Madani: Extremist Group Actions “Cannot be Associated with Any Religion”

Iyad Madani, the Secretary-General of the Organisation of Islamic Cooperation (OIC), reaffirmed at IPI the Muslim world’s commitment to religious tolerance and human rights and sought to distance Islam from the recent violent actions at the hands of extremist groups across Africa and the Middle East.

Speaking to an overflow IPI audience on September 19th on “The Role of the OIC Today: Challenges and Opportunities,” Mr. Madani, who took office in January 2014, discussed topics ranging from sectarian strife to the Arab-Israeli conflict, the Islamic State, and inter-faith dialogue, and challenged what he called misinformation concerning Islam and Muslims around the world.

He said that although groups such as Boko Haram and the “Islamic” State claim to act according to Islamic precepts, Islam shares no commonality with them.

“As these groups carry out their heinous terrorist activity, they are claiming justifications in the name of Islam,” he said. “[But] there is nothing that can be further from the truth. This craziness cannot be associated with any religion and it has to be examined carefully.”

The Islamic State, Mr. Madani said, has killed more Muslims than any other denomination, and its persecution of Christians and other minorities only helps emphasize the criminal nature of the group. Unfortunately, Mr. Madani said, the group’s actions have only contributed to more religious and ethnic polarization.

“We live in a world that is increasingly polarized along the lines of ethnicity, race, and religion,” Mr. Madani said. “[And w]hen it comes to Islam, one could unmistakably note that…Muslims are stigmatized, singled out, and associated with a culture of backwardness, violence, and terrorism.”

The actions of such groups are tainting the reputation of Islam, he said, despite the fact that religion is simply being used as a political and legitimizing tool. But knowing that, he added, is already an advantage.

“They are now claiming legitimacy from an Islamic point of view,” he said. That means that “[we] should hit them at [that] legitimacy.”

In addressing the violent actions of the Islamic State, Mr. Madani also assessed the current political situation in Iraq. The country, he said, is grappling with the aftermath of more than a decade of war and the legacy of a US invasion that completely dismantled the Iraqi state. In a way, he said, what we are seeing today in the country is a direct result of the decisions taken then by the US administration.

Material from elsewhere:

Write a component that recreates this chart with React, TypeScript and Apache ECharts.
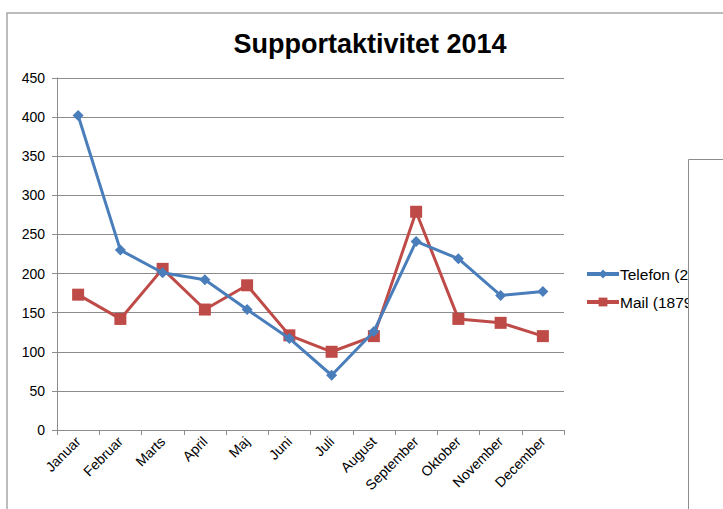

“The post-invasion phase saw one of the most amazing episodes in which the decision was made to dismantle the [entire Iraqi] bureaucracy,” he said. “Iraq was simply left in a big huge void.”

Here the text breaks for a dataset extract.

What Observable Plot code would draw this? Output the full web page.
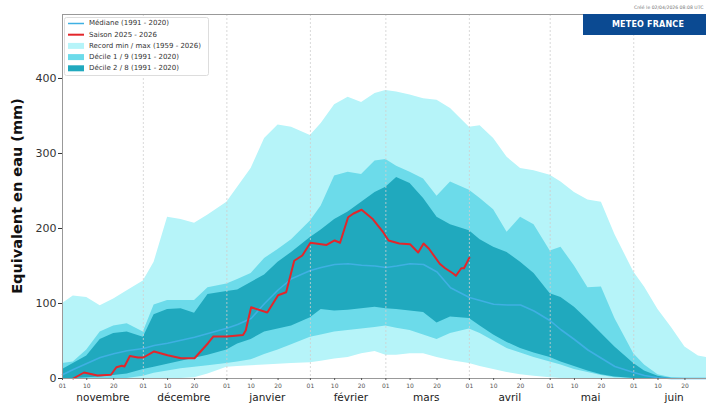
<!DOCTYPE html>
<html><head><meta charset="utf-8">
<script src="https://cdn.jsdelivr.net/npm/d3@7"></script>
<script src="https://cdn.jsdelivr.net/npm/@observablehq/plot@0.6"></script>
<style>
body{margin:0;background:#fff;}
#chart{position:relative;width:706px;height:405px;overflow:hidden;}
</style>
</head><body><div id="chart"></div>
<script>
// ---- climatology (common date grid) ----
const dates = ["2025-11-01","2025-11-05","2025-11-10","2025-11-15","2025-11-20","2025-11-25",
 "2025-12-01","2025-12-05","2025-12-10","2025-12-15","2025-12-20","2025-12-25",
 "2026-01-01","2026-01-05","2026-01-10","2026-01-15","2026-01-20","2026-01-25",
 "2026-02-01","2026-02-05","2026-02-10","2026-02-15","2026-02-20","2026-02-25",
 "2026-03-01","2026-03-05","2026-03-10","2026-03-15","2026-03-20","2026-03-25",
 "2026-04-01","2026-04-05","2026-04-10","2026-04-15","2026-04-20","2026-04-25",
 "2026-05-01","2026-05-05","2026-05-10","2026-05-15","2026-05-20","2026-05-25",
 "2026-06-01","2026-06-05","2026-06-10","2026-06-15","2026-06-20","2026-06-25","2026-06-28"];
const recordMax = [100,110,108,97,106,117,130,155,215,212,207,218,235,255,280,320,338,335,324,340,365,375,368,380,384,382,378,373,371,360,335,337,320,295,280,277,271,262,248,238,235,192,142,122,92,68,42,30,28];
const recordMin = [0,0,0,0,0,0,0,0,0,0,1,6,15,16,17,18,19,20,21,23,26,28,33,36,31,31,33,33,28,24,20,16,12,8,5,3,1,0,0,0,0,0,0,0,0,0,0,0,0];
const decile9 = [20,22,38,62,70,73,62,98,104,104,104,121,126,132,140,160,172,185,210,230,270,275,272,290,292,283,275,266,243,262,251,240,225,195,215,205,170,175,150,121,122,80,33,18,5,1,0,0,0];
const decile1 = [0,0,0,0,0,0,3,7,10,13,15,17,20,22,25,32,38,45,55,58,62,64,66,68,70,67,64,58,52,60,66,60,50,40,34,28,22,18,12,8,4,1,0,0,0,0,0,0,0];
const decile8 = [12,20,30,52,60,62,55,85,92,93,87,112,116,118,128,138,155,168,188,198,212,222,235,248,255,268,260,240,215,205,197,185,175,168,155,140,113,108,95,78,60,42,20,10,3,0,0,0,0];
const decile2 = [0,0,1,2,4,6,12,15,19,23,27,31,38,46,52,62,66,70,81,92,90,91,93,95,93,92,90,88,74,82,80,70,58,48,40,34,28,22,16,10,5,2,0,0,0,0,0,0,0];
const median = [5,12,20,28,33,37,40,44,47,51,55,60,67,72,80,100,118,133,144,148,152,153,151,150,148,150,153,152,142,121,108,104,99,98,98,90,77,65,52,38,27,16,8,4,1,0,0,0,0];

// ---- season 2025-2026 ----
const seasonDates = ["2025-11-05","2025-11-09","2025-11-14","2025-11-19","2025-11-21","2025-11-23","2025-11-24","2025-11-26","2025-11-29","2025-12-01",
 "2025-12-05","2025-12-10","2025-12-15","2025-12-20","2025-12-22","2025-12-25","2025-12-27","2026-01-01","2026-01-07","2026-01-08",
 "2026-01-10","2026-01-16","2026-01-20","2026-01-23","2026-01-26","2026-01-29","2026-02-01","2026-02-07","2026-02-10","2026-02-12",
 "2026-02-15","2026-02-17","2026-02-20","2026-02-24","2026-02-28","2026-03-02","2026-03-06","2026-03-10","2026-03-13","2026-03-15",
 "2026-03-17","2026-03-21","2026-03-23","2026-03-26","2026-03-27","2026-03-29","2026-03-30","2026-04-01"];
const seasonValues = [0,8,4,5,15,17,16,30,28,28,36,31,27,27,35,47,56,56,58,64,95,88,111,115,157,164,181,178,184,181,215,220,225,213,195,184,180,179,168,180,173,153,147,140,137,147,147,161];

// ---- axes ----
const tickDates = ["2025-11-01","2025-11-10","2025-11-20","2025-12-01","2025-12-10","2025-12-20",
 "2026-01-01","2026-01-10","2026-01-20","2026-02-01","2026-02-10","2026-02-20",
 "2026-03-01","2026-03-10","2026-03-20","2026-04-01","2026-04-10","2026-04-20",
 "2026-05-01","2026-05-10","2026-05-20","2026-06-01","2026-06-10","2026-06-20"];
const monthStarts = ["2025-12-01","2026-01-01","2026-02-01","2026-03-01","2026-04-01","2026-05-01","2026-06-01"];
const monthLabelDates = ["2025-11-16","2025-12-16","2026-01-16","2026-02-16","2026-03-16","2026-04-16","2026-05-16","2026-06-16"];
const monthNames = ["novembre","décembre","janvier","février","mars","avril","mai","juin"];
const yTicks = [0,100,200,300,400];
const domainX = ["2025-11-01","2026-06-28"];
const yMax = 485.3;

const legendItems = [
 {label:"Médiane (1991 - 2020)", kind:"line", color:"#3fb0e3", w:1.5},
 {label:"Saison 2025 - 2026", kind:"line", color:"#e3262b", w:2},
 {label:"Record min / max (1959 - 2026)", kind:"patch", color:"#b6f4f9"},
 {label:"Décile 1 / 9 (1991 - 2020)", kind:"patch", color:"#6cdbea"},
 {label:"Décile 2 / 8 (1991 - 2020)", kind:"patch", color:"#20a9be"}
];

const P = s => new Date(s + "T00:00:00Z");
const clim = dates.map((d,i) => ({date:P(d), rmax:recordMax[i], rmin:recordMin[i], d9:decile9[i], d1:decile1[i], d8:decile8[i], d2:decile2[i], med:median[i]}));
const season = seasonDates.map((d,i) => ({date:P(d), v:seasonValues[i]}));
const monthLabelMap = new Map(monthLabelDates.map((d,i)=>[+P(d), monthNames[i]]));

const svg = Plot.plot({
  width:706, height:405,
  marginLeft:62, marginTop:14, marginRight:0, marginBottom:27,
  style:{fontFamily:"'DejaVu Sans', sans-serif", background:"#fff", overflow:"hidden"},
  x:{type:"utc", domain:domainX.map(P)},
  y:{domain:[0,yMax]},
  marks:[
    Plot.areaY(clim, {x:"date", y1:"rmin", y2:"rmax", fill:"#b6f4f9"}),
    Plot.areaY(clim, {x:"date", y1:"d1", y2:"d9", fill:"#6cdbea"}),
    Plot.areaY(clim, {x:"date", y1:"d2", y2:"d8", fill:"#20a9be"}),
    Plot.line(clim, {x:"date", y:"med", stroke:"#3fb0e3", strokeWidth:1.6}),
    Plot.ruleX(monthStarts.map(P), {stroke:"#cfcfcf", strokeWidth:0.8, strokeDasharray:"2,2"}),
    Plot.line(season, {x:"date", y:"v", stroke:"#e3262b", strokeWidth:2}),
    Plot.ruleY([0, yMax], {stroke:"#999", strokeWidth:1}),
    Plot.ruleX([P(domainX[0])], {stroke:"#999", strokeWidth:1}),
    Plot.axisY({ticks:yTicks, tickSize:4, tickPadding:2, fontSize:11, label:null, color:"#333", tickFormat:d=>String(d)}),
    Plot.axisX({ticks:tickDates.map(P), tickFormat:d3.utcFormat("%d"), tickSize:2, tickPadding:3, fontSize:6, label:null, color:"#555"}),
    Plot.axisX({ticks:monthLabelDates.map(P), tickFormat:d=>monthLabelMap.get(+d), tickSize:0, tickPadding:15.5, fontSize:10.5, label:null, color:"#222"})
  ]
});
document.getElementById("chart").appendChild(svg);

const s = d3.select(svg);
const FF = "'DejaVu Sans', sans-serif";
// y label
s.append("text").attr("transform","translate(18,196) rotate(-90)")
 .attr("text-anchor","middle").attr("dominant-baseline","middle")
 .attr("font-family",FF).attr("font-weight","bold")
 .attr("font-size",14.5).attr("fill","#111").text("Equivalent en eau (mm)");

// legend
const lg = s.append("g").attr("font-family",FF).attr("text-anchor","start");
lg.append("rect").attr("x",64.5).attr("y",17.5).attr("width",144).attr("height",58)
  .attr("fill","#fff").attr("stroke","#ddd").attr("rx",2);
legendItems.forEach((it,i)=>{
  const y = 23.5 + i*11.2;
  if (it.kind==="line") {
    lg.append("line").attr("x1",68).attr("x2",84).attr("y1",y).attr("y2",y)
      .attr("stroke",it.color).attr("stroke-width",it.w);
  } else {
    lg.append("rect").attr("x",68).attr("y",y-3).attr("width",16).attr("height",6).attr("fill",it.color);
  }
  lg.append("text").attr("x",89).attr("y",y).attr("dominant-baseline","middle")
    .attr("text-anchor","start").attr("font-size",7).attr("fill","#333").text(it.label);
});

// Meteo France box
s.append("rect").attr("x",583).attr("y",14).attr("width",123).attr("height",21).attr("fill","#0b4a92");
s.append("text").attr("x",648).attr("y",24.5).attr("text-anchor","middle").attr("dominant-baseline","middle")
 .attr("font-family",FF).attr("font-weight","bold").attr("font-size",8)
 .attr("letter-spacing",0.2).attr("fill","#fff").text("METEO FRANCE");
s.append("text").attr("x",634).attr("y",9).attr("text-anchor","start").attr("font-family",FF)
 .attr("font-size",4.6).attr("fill","#777").text("Créé le 02/04/2026 08:08 UTC");
</script>
</body></html>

That created a tense atmosphere in the country, he said, with people losing the feeling of national identity and resorting to ethnic and sectarian partisanship. “That sectarian identity was encouraged, and eventually it ended in the violent Iraq that [has] never had a stable moment in the past years,” he said.

As for the Arab-Israeli conflict, he said the conflict over Palestine can be resolved, but that Israel and its supporters ought to make a real and firm commitment to peace.

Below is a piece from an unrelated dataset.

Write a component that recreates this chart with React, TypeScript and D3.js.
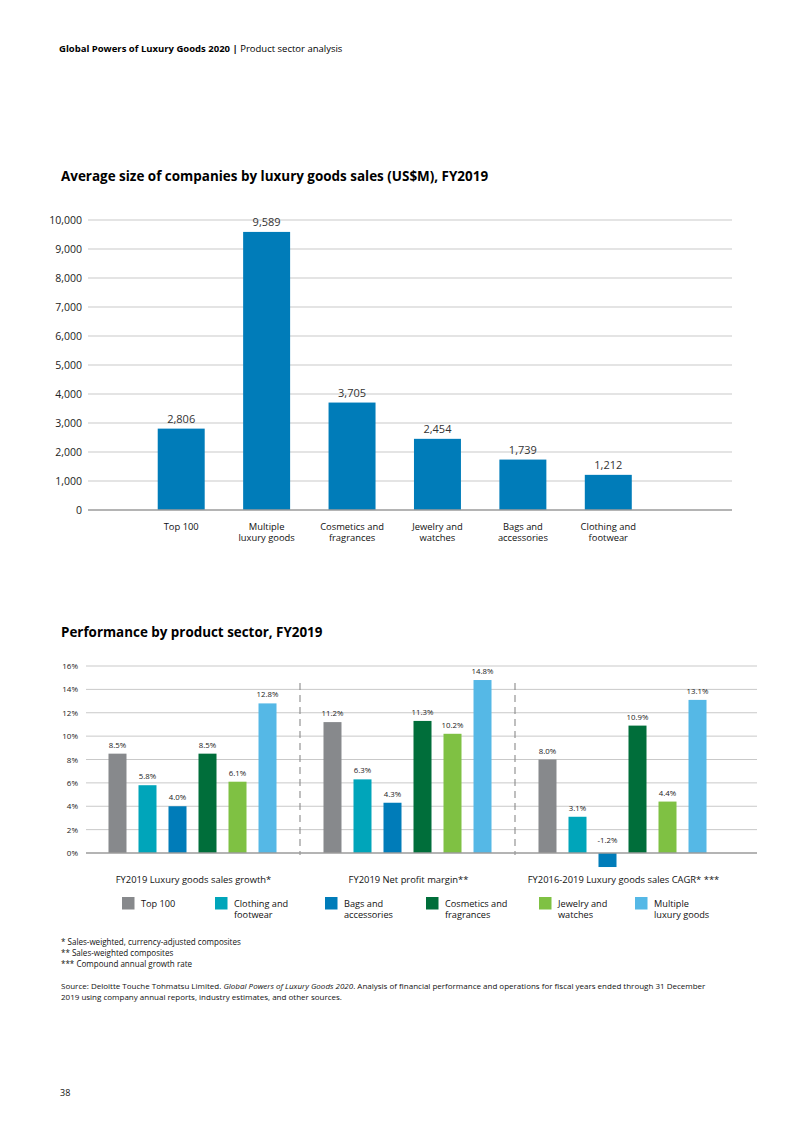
import React from "react";
import * as d3 from "d3";

const sizeCategories = [
  ["Top 100"],
  ["Multiple", "luxury goods"],
  ["Cosmetics and", "fragrances"],
  ["Jewelry and", "watches"],
  ["Bags and", "accessories"],
  ["Clothing and", "footwear"],
];
const sizeValues = [2806, 9589, 3705, 2454, 1739, 1212];
const sizeTicks = [0, 1000, 2000, 3000, 4000, 5000, 6000, 7000, 8000, 9000, 10000];

const metrics = [
  "FY2019 Luxury goods sales growth*",
  "FY2019 Net profit margin**",
  "FY2016-2019 Luxury goods sales CAGR* ***",
];
const sectors = [
  ["Top 100"],
  ["Clothing and", "footwear"],
  ["Bags and", "accessories"],
  ["Cosmetics and", "fragrances"],
  ["Jewelry and", "watches"],
  ["Multiple", "luxury goods"],
];
const sectorColors = ["#87898c", "#00a5ba", "#007cb9", "#006e3a", "#7fc143", "#55b8e6"];
const salesGrowth = [8.5, 5.8, 4.0, 8.5, 6.1, 12.8];
const netMargin = [11.2, 6.3, 4.3, 11.3, 10.2, 14.8];
const cagr = [8.0, 3.1, -1.2, 10.9, 4.4, 13.1];
const perfTicks = [0, 2, 4, 6, 8, 10, 12, 14, 16];

const footnotes = [
  "* Sales-weighted, currency-adjusted composites",
  "** Sales-weighted composites",
  "*** Compound annual growth rate",
];

const FONT = "'Open Sans', 'Noto Sans', sans-serif";

export default function App() {
  const x1 = d3
    .scaleBand<number>()
    .domain(d3.range(sizeValues.length))
    .range([138.5, 651])
    .paddingInner(0.45)
    .paddingOuter(0.225);
  const y1 = d3.scaleLinear().domain([0, 10000]).range([510, 220]);
  const fmt = d3.format(",");

  const perfSeries = [salesGrowth, netMargin, cagr];
  const xg = d3.scaleBand<number>().domain(d3.range(metrics.length)).range([85, 730]);
  const xs = d3
    .scaleBand<number>()
    .domain(d3.range(sectors.length))
    .range([0, xg.bandwidth()])
    .paddingInner(0.4)
    .paddingOuter(0.783);
  const y2 = d3.scaleLinear().domain([0, 16]).range([853, 666]);

  const legendX = [122, 215, 325, 426, 539, 635];

  return (
    <div>
      <style>{`body{margin:0}`}</style>
      <svg width={793} height={1122} style={{ display: "block", fontFamily: FONT }}>
        <rect width={793} height={1122} fill="#fff" />
        <text x={59} y={52} fontSize={9.5} fill="#000">
          <tspan fontWeight={700}>Global Powers of Luxury Goods 2020 | </tspan>
          <tspan>Product sector analysis</tspan>
        </text>

        <text x={61} y={181} fontSize={13.45} fontWeight={700} fill="#000">
          Average size of companies by luxury goods sales (US$M), FY2019
        </text>

        {sizeTicks.map((t) => (
          <g key={t}>
            {t !== 0 && (
              <line x1={88} x2={732} y1={y1(t)} y2={y1(t)} stroke="#c9c9c9" strokeWidth={1} />
            )}
            <text x={82} y={y1(t) + 3.8} fontSize={10.5} textAnchor="end" fill="#222">
              {fmt(t)}
            </text>
          </g>
        ))}
        {sizeValues.map((v, i) => (
          <g key={i}>
            <rect
              x={x1(i)}
              y={y1(v)}
              width={x1.bandwidth()}
              height={y1(0) - y1(v)}
              fill="#007cb9"
            />
            <text
              x={(x1(i) as number) + x1.bandwidth() / 2}
              y={y1(v) - 6}
              fontSize={11}
              textAnchor="middle"
              fill="#333"
            >
              {fmt(v)}
            </text>
            {sizeCategories[i].map((line, j) => (
              <text
                key={j}
                x={(x1(i) as number) + x1.bandwidth() / 2}
                y={530 + j * 11}
                fontSize={9.4}
                textAnchor="middle"
                fill="#111"
              >
                {line}
              </text>
            ))}
          </g>
        ))}
        <line x1={88} x2={732} y1={y1(0)} y2={y1(0)} stroke="#9b9b9b" strokeWidth={1.6} />

        <text x={61} y={637} fontSize={13.4} fontWeight={700} fill="#000">
          Performance by product sector, FY2019
        </text>

        {perfTicks.map((t) => (
          <g key={t}>
            {t !== 0 && (
              <line x1={86} x2={757} y1={y2(t)} y2={y2(t)} stroke="#c9c9c9" strokeWidth={1} />
            )}
            <text x={78} y={y2(t) + 3} fontSize={8} textAnchor="end" fill="#222">
              {t}%
            </text>
          </g>
        ))}
        {[1, 2].map((g) => (
          <line
            key={g}
            x1={xg(g)}
            x2={xg(g)}
            y1={683}
            y2={855}
            stroke="#8a8a8a"
            strokeWidth={1.1}
            strokeDasharray="7,5"
          />
        ))}
        {perfSeries.map((vals, g) => (
          <g key={g} transform={`translate(${xg(g)},0)`}>
            {vals.map((v, i) => {
              const top = y2(Math.max(v, 0));
              const bot = y2(Math.min(v, 0));
              const cx = (xs(i) as number) + xs.bandwidth() / 2;
              return (
                <g key={i}>
                  <rect x={xs(i)} y={top} width={xs.bandwidth()} height={bot - top} fill={sectorColors[i]} />
                  <text
                    x={cx}
                    y={v >= 0 ? top - 6 : y2(0) - 10}
                    fontSize={7.8}
                    textAnchor="middle"
                    fill="#222"
                  >
                    {v.toFixed(1)}%
                  </text>
                </g>
              );
            })}
            <text x={xg.bandwidth() / 2 + 1} y={883} fontSize={9.4} textAnchor="middle" fill="#111">
              {metrics[g]}
            </text>
          </g>
        ))}
        <line x1={86} x2={757} y1={y2(0)} y2={y2(0)} stroke="#9b9b9b" strokeWidth={1.6} />

        {sectors.map((lines, i) => (
          <g key={i}>
            <rect x={legendX[i]} y={897} width={12.5} height={12.5} fill={sectorColors[i]} />
            {lines.map((line, j) => (
              <text key={j} x={legendX[i] + 19} y={907 + j * 10.8} fontSize={9.2} fill="#111">
                {line}
              </text>
            ))}
          </g>
        ))}

        {footnotes.map((f, i) => (
          <text key={i} x={61} y={945 + i * 11} fontSize={8.05} fill="#111">
            {f}
          </text>
        ))}
        <text x={61} y={989} fontSize={8} fill="#111">
          <tspan>Source: Deloitte Touche Tohmatsu Limited. </tspan>
          <tspan fontStyle="italic">Global Powers of Luxury Goods 2020</tspan>
          <tspan>
            . Analysis of financial performance and operations for fiscal years ended through 31 December
          </tspan>
        </text>
        <text x={61} y={1000} fontSize={8} fill="#111">
          2019 using company annual reports, industry estimates, and other sources.
        </text>

        <text x={60} y={1096} fontSize={9} fill="#111">
          38
        </text>
      </svg>
    </div>
  );
}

While assessing the most recent war—the 50-day conflict that broke out in July 2014 between Hamas and Israel, killing over 2,000 people on both sides—Mr. Madani said that, overall, the actions of Israel have largely been unjustifiable.

“We consider the Israeli action in Gaza as brutal,” he said. Usually, when a conflict takes place, people can flee—that is why you have refugee camps, he said. But in the case of the Gaza war, he argued, Palestinian refugees had no place to go. “Gaza is just a big prison,” he said.

The current situation, he said, is an unnecessary one and one that can and should be solved soon.

“We have the means to end the conflict [and] we must muster the political will [to do so],” he added. In that regard, he chided the United States for failing to provide that political will and criticized the US decision to oppose a UN Human Rights Council resolution launching an investigation of the Gaza conflict.

On the Islamic State, he praised the international coalition rallied by the Obama administration, but noted that a military response won’t suffice. What is needed, he said, is a strong political effort that can rebuild Iraq’s political institutions, bureaucracy, and national identity. “That is the real environment that will dig deep in the roots of Da’ash,” he said, referring to the Islamic State.

With regard to extremism more generally, Mr. Madani said that key contributing factors such as poverty and social exclusion ought to be at the forefront of the international response. That is what creates an environment for recruitment, he said, as young people look for a sense of hope and belonging which they end up finding only within violent, extremist organizations.

Mr. Madani also discussed women’s rights, gender equality, and Islamophobia, all issues at the center of the OIC’s work today.

The discussion was moderated by IPI President Terje Rød-Larsen.